● **Aim**
Copy every line of the data that includes the string "chart".

● **Supplied material**
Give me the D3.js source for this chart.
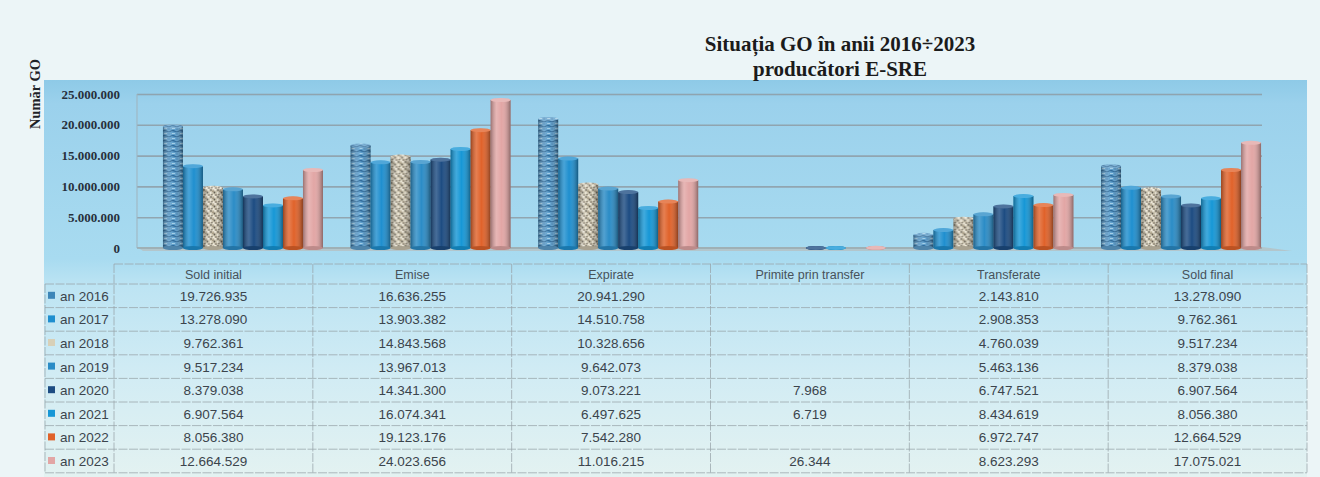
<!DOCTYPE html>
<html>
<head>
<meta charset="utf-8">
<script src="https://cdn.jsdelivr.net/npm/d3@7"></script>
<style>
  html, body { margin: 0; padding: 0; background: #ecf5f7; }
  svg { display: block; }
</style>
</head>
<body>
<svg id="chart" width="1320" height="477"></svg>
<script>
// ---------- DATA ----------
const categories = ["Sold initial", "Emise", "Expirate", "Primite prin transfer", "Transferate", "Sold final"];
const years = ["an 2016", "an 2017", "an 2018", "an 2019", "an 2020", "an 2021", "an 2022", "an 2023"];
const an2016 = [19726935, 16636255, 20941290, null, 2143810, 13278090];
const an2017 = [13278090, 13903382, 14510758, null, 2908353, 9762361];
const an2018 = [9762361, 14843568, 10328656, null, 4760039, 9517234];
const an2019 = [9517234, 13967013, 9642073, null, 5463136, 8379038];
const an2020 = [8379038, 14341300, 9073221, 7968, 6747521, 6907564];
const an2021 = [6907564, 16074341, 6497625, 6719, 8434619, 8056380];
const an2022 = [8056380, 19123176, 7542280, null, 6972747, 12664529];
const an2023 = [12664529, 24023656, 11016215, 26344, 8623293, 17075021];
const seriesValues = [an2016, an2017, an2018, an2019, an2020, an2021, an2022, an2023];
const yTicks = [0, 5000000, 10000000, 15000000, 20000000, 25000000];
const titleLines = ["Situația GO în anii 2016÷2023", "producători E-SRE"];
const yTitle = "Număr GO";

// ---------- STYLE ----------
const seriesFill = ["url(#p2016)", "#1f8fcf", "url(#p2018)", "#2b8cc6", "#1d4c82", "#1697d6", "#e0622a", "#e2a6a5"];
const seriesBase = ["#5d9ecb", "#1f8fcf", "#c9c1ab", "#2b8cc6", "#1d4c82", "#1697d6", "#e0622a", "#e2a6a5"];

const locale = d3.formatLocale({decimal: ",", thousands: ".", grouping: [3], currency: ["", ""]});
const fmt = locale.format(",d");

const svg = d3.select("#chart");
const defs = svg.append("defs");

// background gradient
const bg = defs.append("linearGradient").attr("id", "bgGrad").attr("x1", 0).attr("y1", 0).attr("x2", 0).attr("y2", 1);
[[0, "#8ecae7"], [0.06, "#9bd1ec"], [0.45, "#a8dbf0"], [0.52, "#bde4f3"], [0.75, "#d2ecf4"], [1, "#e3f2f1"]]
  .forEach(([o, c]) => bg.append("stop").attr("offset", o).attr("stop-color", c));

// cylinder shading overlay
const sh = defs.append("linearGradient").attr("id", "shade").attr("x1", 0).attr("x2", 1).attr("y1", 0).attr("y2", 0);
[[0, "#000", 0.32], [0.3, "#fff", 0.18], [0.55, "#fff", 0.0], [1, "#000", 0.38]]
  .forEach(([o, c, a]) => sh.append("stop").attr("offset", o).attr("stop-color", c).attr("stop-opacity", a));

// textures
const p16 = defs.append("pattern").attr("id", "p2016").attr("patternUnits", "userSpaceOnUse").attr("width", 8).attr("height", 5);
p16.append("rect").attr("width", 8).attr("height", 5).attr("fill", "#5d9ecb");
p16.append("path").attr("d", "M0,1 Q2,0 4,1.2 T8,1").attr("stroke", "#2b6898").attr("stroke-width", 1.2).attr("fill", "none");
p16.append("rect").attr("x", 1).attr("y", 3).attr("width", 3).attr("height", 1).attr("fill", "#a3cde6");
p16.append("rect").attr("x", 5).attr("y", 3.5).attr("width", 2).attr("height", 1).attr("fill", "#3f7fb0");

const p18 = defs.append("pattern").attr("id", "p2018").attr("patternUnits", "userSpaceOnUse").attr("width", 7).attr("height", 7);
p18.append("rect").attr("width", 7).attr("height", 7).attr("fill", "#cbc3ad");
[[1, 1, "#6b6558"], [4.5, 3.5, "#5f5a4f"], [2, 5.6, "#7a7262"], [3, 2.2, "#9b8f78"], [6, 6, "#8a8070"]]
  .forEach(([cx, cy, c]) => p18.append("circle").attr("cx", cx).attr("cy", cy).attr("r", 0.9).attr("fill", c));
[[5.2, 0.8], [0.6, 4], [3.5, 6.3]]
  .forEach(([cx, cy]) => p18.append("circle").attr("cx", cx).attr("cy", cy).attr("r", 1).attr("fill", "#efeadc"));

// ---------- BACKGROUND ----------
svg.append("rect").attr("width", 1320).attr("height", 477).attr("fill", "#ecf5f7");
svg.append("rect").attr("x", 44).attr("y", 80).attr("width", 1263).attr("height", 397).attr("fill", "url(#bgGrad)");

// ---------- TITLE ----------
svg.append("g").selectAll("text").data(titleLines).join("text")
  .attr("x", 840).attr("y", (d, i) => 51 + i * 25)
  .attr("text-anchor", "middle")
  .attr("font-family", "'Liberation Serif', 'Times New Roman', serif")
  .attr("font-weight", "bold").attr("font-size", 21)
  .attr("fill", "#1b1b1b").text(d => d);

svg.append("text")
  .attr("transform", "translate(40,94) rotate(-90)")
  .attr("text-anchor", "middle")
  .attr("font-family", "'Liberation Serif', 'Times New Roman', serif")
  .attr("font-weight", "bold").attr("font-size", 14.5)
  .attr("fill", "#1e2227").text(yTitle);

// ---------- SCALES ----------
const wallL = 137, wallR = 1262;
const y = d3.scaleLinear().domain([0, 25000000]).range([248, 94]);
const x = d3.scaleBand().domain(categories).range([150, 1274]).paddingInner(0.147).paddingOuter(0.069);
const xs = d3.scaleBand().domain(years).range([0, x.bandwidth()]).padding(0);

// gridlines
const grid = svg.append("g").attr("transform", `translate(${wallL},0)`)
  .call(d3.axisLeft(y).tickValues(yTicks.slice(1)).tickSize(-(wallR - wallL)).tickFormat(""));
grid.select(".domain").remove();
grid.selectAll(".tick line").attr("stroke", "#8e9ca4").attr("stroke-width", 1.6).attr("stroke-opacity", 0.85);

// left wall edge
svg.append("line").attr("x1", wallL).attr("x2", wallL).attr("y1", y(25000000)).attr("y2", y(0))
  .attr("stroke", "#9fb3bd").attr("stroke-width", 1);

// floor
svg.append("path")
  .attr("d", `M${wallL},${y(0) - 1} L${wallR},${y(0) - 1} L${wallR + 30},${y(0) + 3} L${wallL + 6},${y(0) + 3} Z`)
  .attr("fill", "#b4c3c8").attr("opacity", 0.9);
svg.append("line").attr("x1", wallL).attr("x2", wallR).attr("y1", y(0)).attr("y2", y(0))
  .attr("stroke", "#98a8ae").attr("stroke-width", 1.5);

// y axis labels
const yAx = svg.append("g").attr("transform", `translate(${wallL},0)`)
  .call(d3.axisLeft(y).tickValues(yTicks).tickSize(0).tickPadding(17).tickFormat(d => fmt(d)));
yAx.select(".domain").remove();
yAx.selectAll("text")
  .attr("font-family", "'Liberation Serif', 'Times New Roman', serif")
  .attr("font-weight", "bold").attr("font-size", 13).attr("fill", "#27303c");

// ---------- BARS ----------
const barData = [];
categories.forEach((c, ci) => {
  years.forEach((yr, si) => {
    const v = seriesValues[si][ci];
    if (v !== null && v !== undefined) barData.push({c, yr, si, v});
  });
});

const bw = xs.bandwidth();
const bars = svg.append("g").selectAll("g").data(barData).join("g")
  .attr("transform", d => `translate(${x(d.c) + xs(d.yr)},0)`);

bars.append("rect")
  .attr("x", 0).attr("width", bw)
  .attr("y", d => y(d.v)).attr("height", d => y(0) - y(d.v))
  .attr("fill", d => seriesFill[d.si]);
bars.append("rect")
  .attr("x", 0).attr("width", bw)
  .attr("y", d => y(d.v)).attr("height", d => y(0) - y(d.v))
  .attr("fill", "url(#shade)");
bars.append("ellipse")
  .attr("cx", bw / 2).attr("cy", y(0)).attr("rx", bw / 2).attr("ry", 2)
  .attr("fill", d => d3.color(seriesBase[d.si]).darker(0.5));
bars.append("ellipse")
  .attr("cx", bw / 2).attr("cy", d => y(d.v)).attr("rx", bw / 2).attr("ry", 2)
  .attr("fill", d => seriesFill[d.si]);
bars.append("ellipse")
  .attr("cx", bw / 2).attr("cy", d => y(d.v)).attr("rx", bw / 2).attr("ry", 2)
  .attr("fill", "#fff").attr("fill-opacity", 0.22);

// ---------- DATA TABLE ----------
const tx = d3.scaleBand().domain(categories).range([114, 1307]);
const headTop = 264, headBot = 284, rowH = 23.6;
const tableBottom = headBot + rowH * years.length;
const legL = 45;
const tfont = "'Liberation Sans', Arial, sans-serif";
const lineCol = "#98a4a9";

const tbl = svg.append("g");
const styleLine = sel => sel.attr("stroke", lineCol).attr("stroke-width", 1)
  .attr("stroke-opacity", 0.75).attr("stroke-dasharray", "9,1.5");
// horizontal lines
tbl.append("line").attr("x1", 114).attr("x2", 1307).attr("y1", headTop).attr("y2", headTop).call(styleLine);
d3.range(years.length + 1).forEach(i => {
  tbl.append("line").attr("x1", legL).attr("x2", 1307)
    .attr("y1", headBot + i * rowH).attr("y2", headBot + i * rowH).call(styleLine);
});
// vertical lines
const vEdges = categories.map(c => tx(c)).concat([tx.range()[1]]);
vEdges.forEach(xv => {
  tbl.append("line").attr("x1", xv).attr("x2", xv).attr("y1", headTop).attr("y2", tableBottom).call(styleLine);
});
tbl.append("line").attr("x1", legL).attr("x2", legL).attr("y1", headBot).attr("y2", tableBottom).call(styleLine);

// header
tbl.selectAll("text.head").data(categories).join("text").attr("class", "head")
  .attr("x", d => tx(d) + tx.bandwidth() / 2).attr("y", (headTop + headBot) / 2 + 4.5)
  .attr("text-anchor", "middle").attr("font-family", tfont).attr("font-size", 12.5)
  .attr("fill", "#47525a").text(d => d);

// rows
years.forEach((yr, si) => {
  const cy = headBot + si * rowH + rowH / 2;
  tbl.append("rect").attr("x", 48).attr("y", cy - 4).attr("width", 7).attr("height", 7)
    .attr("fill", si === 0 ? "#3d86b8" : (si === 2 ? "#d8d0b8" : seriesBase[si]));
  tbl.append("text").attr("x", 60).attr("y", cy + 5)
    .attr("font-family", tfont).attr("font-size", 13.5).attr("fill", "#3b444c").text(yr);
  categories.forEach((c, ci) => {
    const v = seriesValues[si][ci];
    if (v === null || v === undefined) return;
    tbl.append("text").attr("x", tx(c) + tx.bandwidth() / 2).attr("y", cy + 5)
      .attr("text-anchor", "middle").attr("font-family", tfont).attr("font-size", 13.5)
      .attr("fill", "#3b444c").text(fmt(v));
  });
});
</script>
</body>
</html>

● **Problem solution**
Give me the D3.js source for this chart.
<svg id="chart" width="1320" height="477"></svg>
const svg = d3.select("#chart");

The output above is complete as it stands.